● GIVEN PROBLEM: Look through the entries and report how many lines include the word "standalone". Give the number alone.

#### AVAILABLE RECORDS

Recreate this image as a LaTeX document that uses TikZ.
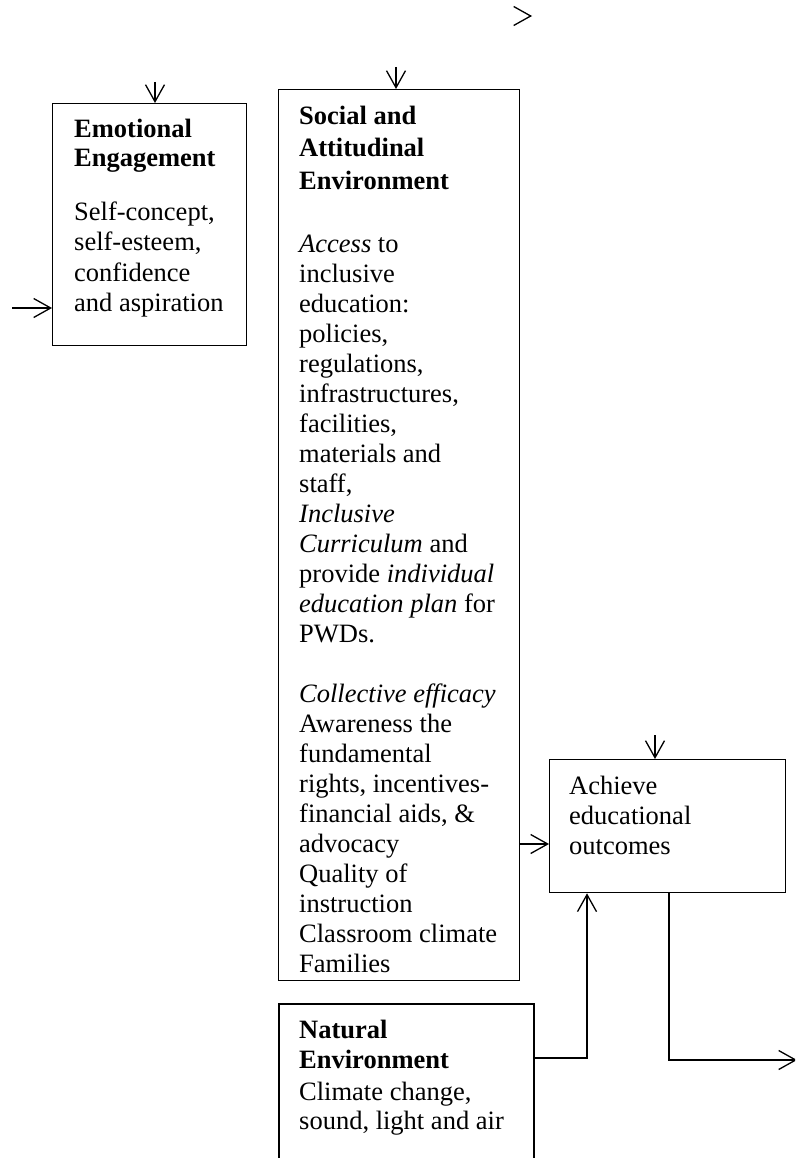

########
#### AVAILABLE RECORDS

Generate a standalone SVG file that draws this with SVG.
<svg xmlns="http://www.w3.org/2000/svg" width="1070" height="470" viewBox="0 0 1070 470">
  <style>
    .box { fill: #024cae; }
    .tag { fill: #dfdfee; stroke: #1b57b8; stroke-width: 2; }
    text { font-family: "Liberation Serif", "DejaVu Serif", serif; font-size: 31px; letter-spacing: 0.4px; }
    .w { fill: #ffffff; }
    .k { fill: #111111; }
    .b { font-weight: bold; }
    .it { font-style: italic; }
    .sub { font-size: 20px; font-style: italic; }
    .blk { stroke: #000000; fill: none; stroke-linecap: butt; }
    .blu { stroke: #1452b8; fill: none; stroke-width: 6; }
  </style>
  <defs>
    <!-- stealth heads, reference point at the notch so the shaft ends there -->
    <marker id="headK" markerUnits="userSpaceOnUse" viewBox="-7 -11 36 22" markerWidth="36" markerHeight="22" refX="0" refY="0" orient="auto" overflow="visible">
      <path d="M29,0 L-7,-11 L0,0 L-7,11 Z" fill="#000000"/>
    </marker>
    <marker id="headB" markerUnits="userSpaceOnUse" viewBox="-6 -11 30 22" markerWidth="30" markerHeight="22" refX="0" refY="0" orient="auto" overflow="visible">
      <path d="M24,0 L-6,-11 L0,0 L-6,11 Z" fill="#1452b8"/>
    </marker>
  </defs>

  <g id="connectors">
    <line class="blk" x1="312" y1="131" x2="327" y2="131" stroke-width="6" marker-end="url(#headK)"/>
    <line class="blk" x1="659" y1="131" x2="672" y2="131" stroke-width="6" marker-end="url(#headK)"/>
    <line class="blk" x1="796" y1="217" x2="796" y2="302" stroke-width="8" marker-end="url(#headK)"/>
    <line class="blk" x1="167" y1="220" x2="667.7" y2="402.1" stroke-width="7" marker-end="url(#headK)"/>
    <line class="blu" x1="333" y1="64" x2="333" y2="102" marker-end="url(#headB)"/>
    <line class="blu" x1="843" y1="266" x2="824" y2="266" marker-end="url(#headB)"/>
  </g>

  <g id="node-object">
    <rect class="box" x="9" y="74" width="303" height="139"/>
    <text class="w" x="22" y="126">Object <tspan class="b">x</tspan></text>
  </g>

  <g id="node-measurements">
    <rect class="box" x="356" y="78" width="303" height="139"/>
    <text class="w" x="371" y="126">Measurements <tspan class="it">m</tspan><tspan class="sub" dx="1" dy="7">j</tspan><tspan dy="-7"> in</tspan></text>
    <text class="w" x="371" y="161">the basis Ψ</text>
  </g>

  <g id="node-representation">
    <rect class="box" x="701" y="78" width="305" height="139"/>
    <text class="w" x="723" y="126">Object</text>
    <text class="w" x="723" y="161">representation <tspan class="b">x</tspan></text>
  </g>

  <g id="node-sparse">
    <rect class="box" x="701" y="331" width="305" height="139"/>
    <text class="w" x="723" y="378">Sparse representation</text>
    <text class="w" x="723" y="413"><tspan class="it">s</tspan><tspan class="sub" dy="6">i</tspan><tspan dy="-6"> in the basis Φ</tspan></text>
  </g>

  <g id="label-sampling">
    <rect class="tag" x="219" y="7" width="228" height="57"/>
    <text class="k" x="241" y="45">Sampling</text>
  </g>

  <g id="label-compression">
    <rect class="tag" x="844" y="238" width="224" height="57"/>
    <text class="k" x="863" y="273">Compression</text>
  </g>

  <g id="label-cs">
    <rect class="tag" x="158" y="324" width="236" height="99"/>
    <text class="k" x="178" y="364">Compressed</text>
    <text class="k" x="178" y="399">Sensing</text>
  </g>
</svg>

########
#### AVAILABLE RECORDS

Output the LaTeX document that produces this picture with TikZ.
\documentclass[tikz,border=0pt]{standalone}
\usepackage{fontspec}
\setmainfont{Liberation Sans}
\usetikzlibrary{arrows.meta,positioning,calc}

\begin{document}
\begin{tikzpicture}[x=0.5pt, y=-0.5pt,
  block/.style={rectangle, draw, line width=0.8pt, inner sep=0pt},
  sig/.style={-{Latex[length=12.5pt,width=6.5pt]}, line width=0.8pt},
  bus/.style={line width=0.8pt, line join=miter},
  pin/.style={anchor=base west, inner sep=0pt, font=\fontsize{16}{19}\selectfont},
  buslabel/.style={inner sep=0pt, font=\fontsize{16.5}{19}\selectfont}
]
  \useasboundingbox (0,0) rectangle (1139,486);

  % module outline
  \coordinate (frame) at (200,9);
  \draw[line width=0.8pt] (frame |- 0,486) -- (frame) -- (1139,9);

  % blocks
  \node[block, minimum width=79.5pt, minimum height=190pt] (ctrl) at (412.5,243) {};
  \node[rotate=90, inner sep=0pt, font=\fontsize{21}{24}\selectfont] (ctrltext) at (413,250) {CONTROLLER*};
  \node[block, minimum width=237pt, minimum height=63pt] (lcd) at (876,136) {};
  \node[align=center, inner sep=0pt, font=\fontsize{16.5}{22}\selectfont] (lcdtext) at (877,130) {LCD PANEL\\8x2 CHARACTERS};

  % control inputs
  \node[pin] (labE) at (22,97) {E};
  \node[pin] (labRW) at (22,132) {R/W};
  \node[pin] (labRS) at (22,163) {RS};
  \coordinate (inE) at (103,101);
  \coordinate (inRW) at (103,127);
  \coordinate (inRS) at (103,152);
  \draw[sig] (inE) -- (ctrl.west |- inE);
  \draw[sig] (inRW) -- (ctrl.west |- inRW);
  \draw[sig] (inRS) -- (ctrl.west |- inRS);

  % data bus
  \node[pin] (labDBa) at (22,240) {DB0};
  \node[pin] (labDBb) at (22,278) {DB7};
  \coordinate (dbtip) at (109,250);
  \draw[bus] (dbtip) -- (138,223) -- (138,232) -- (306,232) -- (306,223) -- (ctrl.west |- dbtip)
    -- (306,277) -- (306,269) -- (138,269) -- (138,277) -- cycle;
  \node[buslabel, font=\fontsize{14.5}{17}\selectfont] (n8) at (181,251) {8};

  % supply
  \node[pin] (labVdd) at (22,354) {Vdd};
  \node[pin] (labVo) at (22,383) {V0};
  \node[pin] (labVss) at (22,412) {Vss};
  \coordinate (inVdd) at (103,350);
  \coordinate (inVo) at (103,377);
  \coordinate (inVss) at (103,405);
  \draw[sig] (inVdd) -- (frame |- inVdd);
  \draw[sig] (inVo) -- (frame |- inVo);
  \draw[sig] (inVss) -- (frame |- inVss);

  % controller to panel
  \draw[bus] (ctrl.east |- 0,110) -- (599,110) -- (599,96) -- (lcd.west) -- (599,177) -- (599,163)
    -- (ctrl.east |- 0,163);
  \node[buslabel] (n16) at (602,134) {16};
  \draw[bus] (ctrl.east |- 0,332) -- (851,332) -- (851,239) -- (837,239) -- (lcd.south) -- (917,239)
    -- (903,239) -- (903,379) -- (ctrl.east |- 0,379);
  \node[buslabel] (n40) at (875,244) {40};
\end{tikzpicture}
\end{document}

########

● ANSWER TO THE PROBLEM: 2